WINNERS GOT SCARS TOO: The Life and Legends of Johnny Cash

By

Pub Date: July 29th, 1971
Publisher: Dial

Wren calls him ""the lost American, recalling some classic gun fighter or preacher"" as well as a ""walking James Whitcomb Riley poem"" -- though the latter is too apple pie-genteel for the tough sharecropper's son from Homestead 266, Dyess County, Arkansas who has surpassed Hank Williams and Jimmy Rodgers as a country and western legend. Carefully paring fact from fiction, Wren traces Cash's meteoric rise from appliance salesman and Sun Records hopeful to million-album seller, T.V. headliner, Nixon booster and honored White House guest.
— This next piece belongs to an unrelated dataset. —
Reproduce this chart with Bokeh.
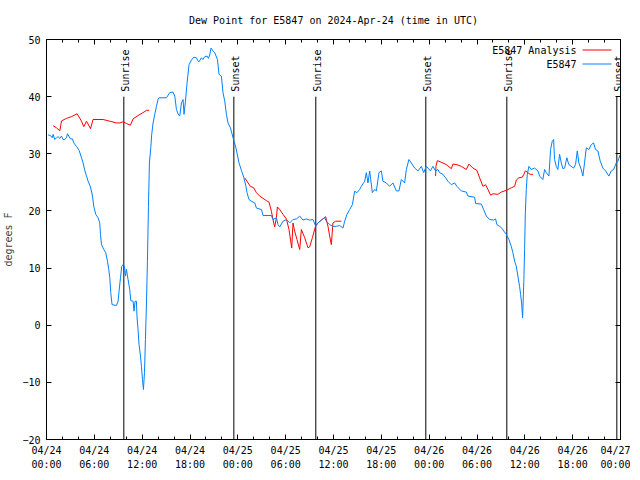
import math
from bokeh.plotting import figure
from bokeh.models import Range1d, LinearAxis, FixedTicker, Label, BoxAnnotation
from bokeh.core.properties import value
from bokeh.embed import file_html
from bokeh.resources import INLINE

FONT = "DejaVu Sans Mono"
NAN = float("nan")

# hours since 2024-04-24 00:00 UTC
blue_t = [0.20, 0.50, 0.70, 0.83, 1.04, 1.25, 1.45, 1.67, 1.88, 2.08,
          2.29, 2.51, 2.63, 2.80, 3.01, 3.26, 3.42, 3.76, 4.09, 4.39,
          4.59, 4.80, 5.02, 5.22, 5.52, 5.77, 5.93, 6.18, 6.47, 6.68,
          6.77, 6.90, 7.18, 7.43, 7.65, 7.81, 7.94, 8.06, 8.22, 8.78,
          8.98, 9.10, 9.28, 9.44, 9.60, 9.78, 9.90, 10.03, 10.23, 10.44,
          10.57, 10.86, 10.98, 11.11, 11.28, 11.36, 11.48, 11.61, 11.79, 11.91,
          12.04, 12.16, 12.29, 12.41, 12.54, 12.66, 12.79, 12.91, 13.08, 13.20,
          13.37, 13.58, 13.79, 13.99, 14.12, 15.05, 15.46, 15.87, 16.09, 16.30,
          16.50, 16.71, 16.93, 17.13, 17.25, 17.43, 17.63, 17.88, 18.18, 18.47,
          18.81, 18.97, 19.13, 19.43, 19.63, 19.85, 20.14, 20.31, 20.47, 20.64,
          20.89, 21.10, 21.44, 21.64, 21.94, 22.14, 22.36, 22.57, 22.77, 23.07,
          23.40, 23.77, 24.15, 24.45, 24.74, 24.99, 25.15, 25.40, 25.70, 26.12,
          26.33, 26.96, 27.16, 28.21, 28.41, 28.84, 29.04, 29.25, 29.67, 30.09,
          30.51, 30.92, 31.35, 31.76, 32.17, 32.60, 33.01, 33.43, 33.77, 34.05,
          34.48, 34.89, 35.11, 35.52, 35.93, 36.36, 36.77, 37.19, 37.40, 37.69,
          38.03, 38.37, 38.65, 38.94, 39.28, 39.49, 39.91, 40.12, 40.32, 40.54,
          40.87, 41.16, 41.38, 41.70, 42.00, 42.20, 42.63, 43.04, 43.46, 43.88,
          44.21, 44.51, 44.92, 45.14, 45.46, 45.76, 46.18, 46.59, 47.02, 47.31,
          47.64, 47.85, 48.15, 48.47, 48.81, 49.10, 49.31, 49.73, 50.06, 50.35,
          50.78, 51.19, 51.48, 52.03, 52.66, 52.86, 53.70, 53.83, 54.54, 54.83,
          55.17, 55.58, 56.08, 56.33, 56.50, 56.84, 57.17, 57.34, 57.68, 58.00,
          58.30, 58.50, 58.72, 58.93, 59.13, 59.34, 59.47, 59.59, 59.72, 59.81,
          59.88, 59.97, 60.06, 60.18, 60.31, 60.51, 60.81, 61.22, 61.64, 61.85,
          62.26, 62.48, 62.69, 63.02, 63.23, 63.44, 63.61, 63.73, 63.94, 64.14,
          64.36, 64.57, 64.77, 64.99, 65.27, 65.52, 65.82, 66.11, 66.36, 66.58,
          66.78, 67.08, 67.28, 67.49, 67.71, 68.03, 68.33, 68.62, 68.87, 69.16,
          69.46, 69.79, 70.13, 70.54, 70.84, 71.13, 71.47, 71.67, 71.97]
blue_v = [33.3, 33.2, 32.8, 33.4, 32.5, 32.8, 33.0, 32.7, 33.1, 32.5,
          32.5, 32.8, 33.5, 33.1, 32.6, 32.6, 31.9, 31.3, 30.6, 29.3,
          28.4, 27.1, 26.1, 25.2, 24.2, 22.6, 20.8, 19.4, 18.8, 17.9,
          15.9, 14.1, 13.25, 12.7, 11.2, 9.75, 8.3, 5.7, 3.6, 3.45,
          4.2, 5.95, 8.3, 10.3, 10.6, 10.3, 8.6, 9.75, 8.0, 6.25,
          4.3, 4.2, 2.45, 4.2, 4.2, 1.3, -0.75, -3.4, -5.4, -7.2,
          -9.5, -11.25, -8.3, -2.5, 3.9, 11.2, 20.8, 28.4, 31.05, 33.4,
          35.4, 36.9, 38.3, 39.5, 39.8, 39.8, 40.7, 40.8, 40.1, 37.75,
          37.0, 36.6, 38.9, 39.5, 36.9, 39.2, 42.4, 45.6, 46.4, 46.9,
          46.8, 46.3, 46.1, 46.8, 46.5, 47.0, 47.1, 46.7, 47.3, 48.5,
          48.0, 47.7, 46.5, 43.9, 43.6, 40.7, 39.2, 36.9, 35.4, 34.55,
          32.8, 31.0, 28.4, 27.1, 25.9, 24.5, 23.2, 22.0, 21.7, 21.4,
          20.5, 20.25, 19.2, 19.2, 18.5, 18.8, 17.6, 17.2, 18.2, 18.5,
          17.9, 18.5, 18.6, 19.1, 18.4, 18.6, 18.4, 18.5, 17.3, 17.9,
          18.4, 18.8, 18.2, 17.6, 17.3, 17.3, 17.45, 17.0, 18.2, 19.4,
          20.25, 21.1, 23.45, 23.2, 23.75, 24.3, 25.2, 26.7, 24.9, 27.0,
          23.2, 23.75, 23.5, 26.7, 27.0, 25.2, 24.9, 24.3, 24.9, 23.5,
          23.5, 25.5, 24.9, 27.25, 29.0, 28.4, 27.5, 27.0, 27.8, 26.7,
          27.8, 27.5, 27.0, 27.8, 27.0, 27.25, 26.7, 26.4, 25.8, 25.2,
          24.6, 24.9, 24.3, 23.5, 23.3, 22.6, 22.4, 21.3, 21.2, 20.25,
          19.1, 18.5, 18.4, 18.6, 17.6, 17.3, 16.9, 16.5, 15.9, 15.0,
          13.8, 12.7, 11.2, 10.3, 8.6, 6.8, 5.4, 3.9, 1.3, 5.1,
          8.0, 13.25, 19.4, 23.75, 26.4, 27.8, 27.25, 27.5, 27.0, 26.1,
          25.5, 27.25, 26.7, 26.1, 30.75, 32.2, 32.5, 29.0, 27.8, 27.25,
          29.9, 28.4, 27.4, 27.5, 29.3, 28.1, 27.8, 27.5, 28.1, 30.5,
          28.4, 27.25, 26.1, 28.4, 31.05, 30.75, 31.6, 31.9, 30.75, 30.5,
          28.7, 27.5, 27.0, 26.1, 27.0, 27.25, 28.4, 28.7, 29.9]

red_t = [0.83, 1.25, 1.67, 1.88, 2.51, 3.13, 3.84, 4.39, 4.68, 5.02,
         5.52, 5.84, 7.10, 7.94, 8.78, 9.19, 9.60, 10.03, 10.53, 10.86,
         11.48, 12.11, 12.54, 12.86, NAN,
         24.86, 25.28, 25.58, 25.99, 26.33, 26.74, 27.16, 27.58, 27.91, 28.21,
         28.41, 28.62, 28.84, 28.96, 29.25, 29.67, 30.09, 30.42, 30.76, 30.92,
         31.13, 31.42, 31.76, 31.97, 32.39, 32.80, 33.01, 33.35, 33.77, 34.05,
         34.48, 35.02, 35.31, 35.52, 35.73, 35.93, 36.27, 36.99, NAN,
         48.81, 48.85, 49.02, 49.73, 50.15, 50.78, 50.98, 51.48, 52.03, 52.66,
         52.99, 53.49, 53.99, 54.33, 54.75, 55.08, 55.37, 55.71, 56.00, 56.62,
         57.05, 57.68, 58.30, 58.72, 58.93, 59.25, 59.68, 59.88, 60.06, 60.31,
         60.51, 60.68, 61.01]
red_v = [34.9, 34.55, 34.0, 35.75, 36.2, 36.5, 37.0, 35.7, 34.75, 35.7,
         34.4, 36.0, 36.0, 35.7, 35.4, 35.4, 35.6, 35.3, 35.0, 36.1,
         36.7, 37.2, 37.6, 37.6, NAN,
         25.8, 24.9, 24.3, 24.05, 23.2, 22.6, 22.2, 21.8, 21.55, 19.95,
         18.5, 17.2, 18.8, 20.7, 20.25, 19.4, 18.6, 16.75, 13.5, 17.9,
         16.45, 15.0, 13.25, 16.75, 15.3, 13.55, 13.7, 15.3, 17.45, 17.9,
         18.4, 19.0, 17.3, 15.6, 14.1, 17.9, 18.2, 18.2, NAN,
         26.1, 27.8, 28.8, 28.4, 28.1, 27.4, 28.2, 28.1, 27.8, 27.25,
         28.2, 27.5, 27.1, 25.8, 24.3, 24.6, 23.75, 22.75, 23.0, 22.9,
         23.3, 23.6, 24.05, 24.3, 25.4, 25.8, 25.9, 26.4, 27.0, 26.8,
         26.55, 26.4, 26.4]

sunrise_t = [9.70, 33.78, 57.74]
sunset_t = [23.50, 47.58, 71.54]
sun_top = 40
y_min, y_max = -20, 50
x_min, x_max = 0, 72

x_ticks = [0, 6, 12, 18, 24, 30, 36, 42, 48, 54, 60, 66, 72]
x_minor = [h for h in range(0, 73, 2)]
x_labels = ["04/24\n00:00", "04/24\n06:00", "04/24\n12:00", "04/24\n18:00",
            "04/25\n00:00", "04/25\n06:00", "04/25\n12:00", "04/25\n18:00",
            "04/26\n00:00", "04/26\n06:00", "04/26\n12:00", "04/26\n18:00",
            "04/27\n00:00"]
y_ticks = [-20, -10, 0, 10, 20, 30, 40, 50]

p = figure(frame_width=574, frame_height=400,
           x_range=Range1d(x_min, x_max), y_range=Range1d(y_min, y_max),
           output_backend="svg", toolbar_location=None,
           x_axis_location=None, y_axis_location=None,
           min_border_left=40, min_border_right=10,
           min_border_top=39, min_border_bottom=10)
p.grid.visible = False
p.background_fill_color = "white"
p.border_fill_color = "white"
p.outline_line_color = "black"

p.title.text = "Dew Point for E5847 on 2024-Apr-24 (time in UTC)"
p.title.align = "center"
p.title.vertical_align = "top"
p.title.text_font = FONT
p.title.text_font_size = "10px"
p.title.text_font_style = "normal"
p.title.text_color = "black"
p.title.standoff = 24


def style_axis(ax, show_labels):
    ax.axis_line_color = "black"
    ax.major_tick_line_color = "black"
    ax.minor_tick_line_color = "black"
    ax.major_tick_in = 5
    ax.major_tick_out = 0
    ax.minor_tick_in = 3
    ax.minor_tick_out = 0
    ax.major_label_text_font = FONT
    ax.major_label_text_font_size = "10px"
    ax.major_label_text_color = "black"
    if not show_labels:
        ax.major_label_standoff = 0
        ax.axis_label_standoff = 0


xmap = dict(zip(x_ticks, x_labels))
bottom = LinearAxis(ticker=FixedTicker(ticks=x_ticks, minor_ticks=x_minor),
                    major_label_overrides=xmap)
style_axis(bottom, True)
bottom.major_label_standoff = 5
bottom.major_label_text_line_height = 1.3
p.add_layout(bottom, "below")

top = LinearAxis(ticker=FixedTicker(ticks=x_ticks, minor_ticks=x_minor),
                 major_label_overrides={t: "" for t in x_ticks})
style_axis(top, False)
p.add_layout(top, "above")

left = LinearAxis(ticker=FixedTicker(ticks=y_ticks, minor_ticks=[]),
                  axis_label="degrees F")
style_axis(left, True)
left.major_label_standoff = 6
left.axis_label_text_font = FONT
left.axis_label_text_font_size = "10px"
left.axis_label_text_font_style = "normal"
left.axis_label_standoff = 5
p.add_layout(left, "left")

right = LinearAxis(ticker=FixedTicker(ticks=y_ticks, minor_ticks=[]),
                   major_label_overrides={t: "" for t in y_ticks})
style_axis(right, False)
p.add_layout(right, "right")

# sunrise / sunset markers
sun_t = sunrise_t + sunset_t
sun_lbl = ["Sunrise"] * len(sunrise_t) + ["Sunset"] * len(sunset_t)
p.segment(x0=sun_t, y0=[y_min] * len(sun_t), x1=sun_t, y1=[sun_top] * len(sun_t),
          line_color="black", line_width=1)
p.text(x=sun_t, y=[sun_top] * len(sun_t), text=sun_lbl, angle=math.pi / 2,
       text_align="left", text_baseline="middle", y_offset=-5, x_offset=2,
       text_font=value(FONT), text_font_size="10px", text_color="black")

# data lines
p.line(red_t, red_v, line_color="#ff0000", line_width=1)
p.line(blue_t, blue_v, line_color="#0080ff", line_width=1)

# legend (text left of sample, gnuplot style)
leg_items = [("E5847 Analysis", "#ff0000"), ("E5847", "#0080ff")]
for i, (name, col) in enumerate(leg_items):
    ys = 389 - 14 * i
    p.add_layout(Label(x=530, y=ys, x_units="screen", y_units="screen", text=name,
                       text_align="right", text_baseline="middle",
                       text_font=FONT, text_font_size="10px", text_color="black"))
    p.add_layout(BoxAnnotation(left=536, right=565, bottom=ys, top=ys + 1,
                               left_units="screen", right_units="screen",
                               bottom_units="screen", top_units="screen",
                               fill_color=col, fill_alpha=1.0, line_color=None))

open("out.html", "w").write(file_html(p, INLINE))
The easily combustible violence which laced his career with sprees of vandalism (""I wouldn't do that now, shoot cannons off in the dressing room. . ."") is related with appropriate gusto but the author ventures no deep-seated interpretations -- too presumptuous. And Wren sees Cash's seven-year addiction to amphetamines (he was using up to a hundred a day) as chiefly remarkable for not having killed him. Nor does he try to bring clarity to Cash's paradoxical politics -- an uneasy amalgam of radical and redneck. It's just a nice, two-fisted success story about a man who never did ""Walk the Line."" Where Wren errs it's on the side of caution with most of the imponderables left imponderable and the Rolling Stone query -- ""Where must Cash be at to relate so well to those we have put into our dungeons?"" -- going unanswered.